• Data section
- - -
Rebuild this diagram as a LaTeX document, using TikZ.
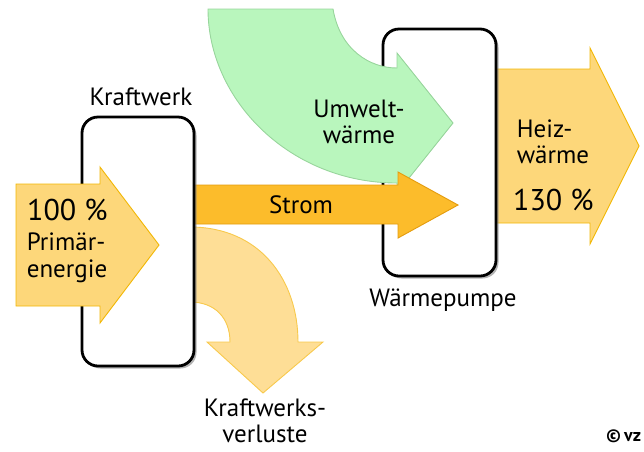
\documentclass[tikz,border=0pt]{standalone}
\usepackage{fontspec}
\setmainfont{PT Sans}
\usetikzlibrary{positioning,shadows}
\definecolor{primfill} {HTML}{FDD77A}
\definecolor{primrand} {HTML}{F2B705}
\definecolor{stromfill}{HTML}{FCBC2B}
\definecolor{stromrand}{HTML}{E49C0E}
\definecolor{verlfill} {HTML}{FEDE96}
\definecolor{verlrand} {HTML}{F8C94C}
\definecolor{umwfill}  {HTML}{B9F6BD}
\definecolor{umwrand}  {HTML}{98D59C}
\tikzset{
  anlage/.style={draw=black,fill=white,line width=2.8pt,rounded corners=16pt,
    drop shadow={shadow xshift=2.5pt,shadow yshift=-2.5pt,opacity=0.6}},
  flussgelb/.style={fill=primfill,draw=primrand,line width=0.9pt},
  flussstrom/.style={fill=stromfill,draw=stromrand,line width=0.9pt},
  flussverl/.style={fill=verlfill,draw=verlrand,line width=0.9pt},
  flussgruen/.style={fill=umwfill,draw=umwrand,line width=0.9pt},
  beschr/.style={font=\fontsize{25}{26.5}\selectfont,inner sep=1pt},
  prozent/.style={font=\fontsize{30}{32}\selectfont,inner sep=1pt}
}

\begin{document}
\begin{tikzpicture}[x=1pt,y=-1pt]
    \useasboundingbox (0,0) rectangle (644,451);
    % Heizwaerme (behind the heat pump)
    \draw[flussgelb] (490,69) -- (590,69) -- (590,48) -- (639,146) -- (590,244) -- (590,223) -- (490,223) -- cycle;
    \node[anlage,minimum width=113pt,minimum height=247pt] (wp) at (439.5,152.5) {};
    \node[beschr] (wplabel) at (443,300) {Wärmepumpe};
    % Umweltwaerme
    \draw[flussgruen] (208,9) -- (333,9) .. controls (340,50) and (370,68) .. (397,68)
      -- (397,53) -- (453,123) -- (397,193) -- (397,183)
      .. controls (290,183) and (208,100) .. (208,9) -- cycle;
    % Strom
    \draw[flussstrom] (190,185) -- (398,185) -- (398,172) -- (458,205) -- (398,238) -- (398,224) -- (190,224) -- cycle;
    % Kraftwerksverluste
    \draw[flussverl] (190,227) .. controls (260,227) and (298,280) .. (298,342)
      -- (323,342) -- (263,393) -- (207,342) -- (230,342)
      .. controls (230,318) and (215,302) .. (190,302) -- cycle;
    \node[anlage,minimum width=112pt,minimum height=249pt] (kw) at (138,241.5) {};
    \node[beschr] (kwlabel) at (141,97) {Kraftwerk};
    % Primaerenergie
    \draw[flussgelb] (16,184) -- (100,184) -- (100,167) -- (159,245) -- (100,323) -- (100,306) -- (16,306) -- cycle;

    \node[prozent,anchor=west] (prim) at (26,210) {100 \%};
    \node[beschr,align=left] (primtext) at (67,258) {Primär-\\energie};
    \node[beschr] (strom) at (301,205) {Strom};
    \node[beschr,align=center] (umw) at (359,122) {Umwelt-\\wärme};
    \node[beschr,align=left] (heiz) at (553,142) {Heiz-\\wärme};
    \node[prozent,anchor=west] (heizproz) at (512,200) {130 \%};
    \node[beschr,align=center] (verl) at (265,421) {Kraftwerks-\\verluste};
    \node[font=\fontsize{18}{20}\selectfont\bfseries,anchor=west,inner sep=0pt] (copy) at (606,436) {©\,vz};
  \end{tikzpicture}
\end{document}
- - -
• Brief
Each line of the data should be quoted exactly, with pictures left out.

• Result for this exercise
Rebuild this diagram as a LaTeX document, using TikZ.
\documentclass[tikz,border=0pt]{standalone}
\usepackage{fontspec}
\setmainfont{PT Sans}
\usetikzlibrary{positioning,shadows}
\definecolor{primfill} {HTML}{FDD77A}
\definecolor{primrand} {HTML}{F2B705}
\definecolor{stromfill}{HTML}{FCBC2B}
\definecolor{stromrand}{HTML}{E49C0E}
\definecolor{verlfill} {HTML}{FEDE96}
\definecolor{verlrand} {HTML}{F8C94C}
\definecolor{umwfill}  {HTML}{B9F6BD}
\definecolor{umwrand}  {HTML}{98D59C}
\tikzset{
  anlage/.style={draw=black,fill=white,line width=2.8pt,rounded corners=16pt,
    drop shadow={shadow xshift=2.5pt,shadow yshift=-2.5pt,opacity=0.6}},
  flussgelb/.style={fill=primfill,draw=primrand,line width=0.9pt},
  flussstrom/.style={fill=stromfill,draw=stromrand,line width=0.9pt},
  flussverl/.style={fill=verlfill,draw=verlrand,line width=0.9pt},
  flussgruen/.style={fill=umwfill,draw=umwrand,line width=0.9pt},
  beschr/.style={font=\fontsize{25}{26.5}\selectfont,inner sep=1pt},
  prozent/.style={font=\fontsize{30}{32}\selectfont,inner sep=1pt}
}

\begin{document}
\begin{tikzpicture}[x=1pt,y=-1pt]
    \useasboundingbox (0,0) rectangle (644,451);
    % Heizwaerme (behind the heat pump)
    \draw[flussgelb] (490,69) -- (590,69) -- (590,48) -- (639,146) -- (590,244) -- (590,223) -- (490,223) -- cycle;
    \node[anlage,minimum width=113pt,minimum height=247pt] (wp) at (439.5,152.5) {};
    \node[beschr] (wplabel) at (443,300) {Wärmepumpe};
    % Umweltwaerme
    \draw[flussgruen] (208,9) -- (333,9) .. controls (340,50) and (370,68) .. (397,68)
      -- (397,53) -- (453,123) -- (397,193) -- (397,183)
      .. controls (290,183) and (208,100) .. (208,9) -- cycle;
    % Strom
    \draw[flussstrom] (190,185) -- (398,185) -- (398,172) -- (458,205) -- (398,238) -- (398,224) -- (190,224) -- cycle;
    % Kraftwerksverluste
    \draw[flussverl] (190,227) .. controls (260,227) and (298,280) .. (298,342)
      -- (323,342) -- (263,393) -- (207,342) -- (230,342)
      .. controls (230,318) and (215,302) .. (190,302) -- cycle;
    \node[anlage,minimum width=112pt,minimum height=249pt] (kw) at (138,241.5) {};
    \node[beschr] (kwlabel) at (141,97) {Kraftwerk};
    % Primaerenergie
    \draw[flussgelb] (16,184) -- (100,184) -- (100,167) -- (159,245) -- (100,323) -- (100,306) -- (16,306) -- cycle;

    \node[prozent,anchor=west] (prim) at (26,210) {100 \%};
    \node[beschr,align=left] (primtext) at (67,258) {Primär-\\energie};
    \node[beschr] (strom) at (301,205) {Strom};
    \node[beschr,align=center] (umw) at (359,122) {Umwelt-\\wärme};
    \node[beschr,align=left] (heiz) at (553,142) {Heiz-\\wärme};
    \node[prozent,anchor=west] (heizproz) at (512,200) {130 \%};
    \node[beschr,align=center] (verl) at (265,421) {Kraftwerks-\\verluste};
    \node[font=\fontsize{18}{20}\selectfont\bfseries,anchor=west,inner sep=0pt] (copy) at (606,436) {©\,vz};
  \end{tikzpicture}
\end{document}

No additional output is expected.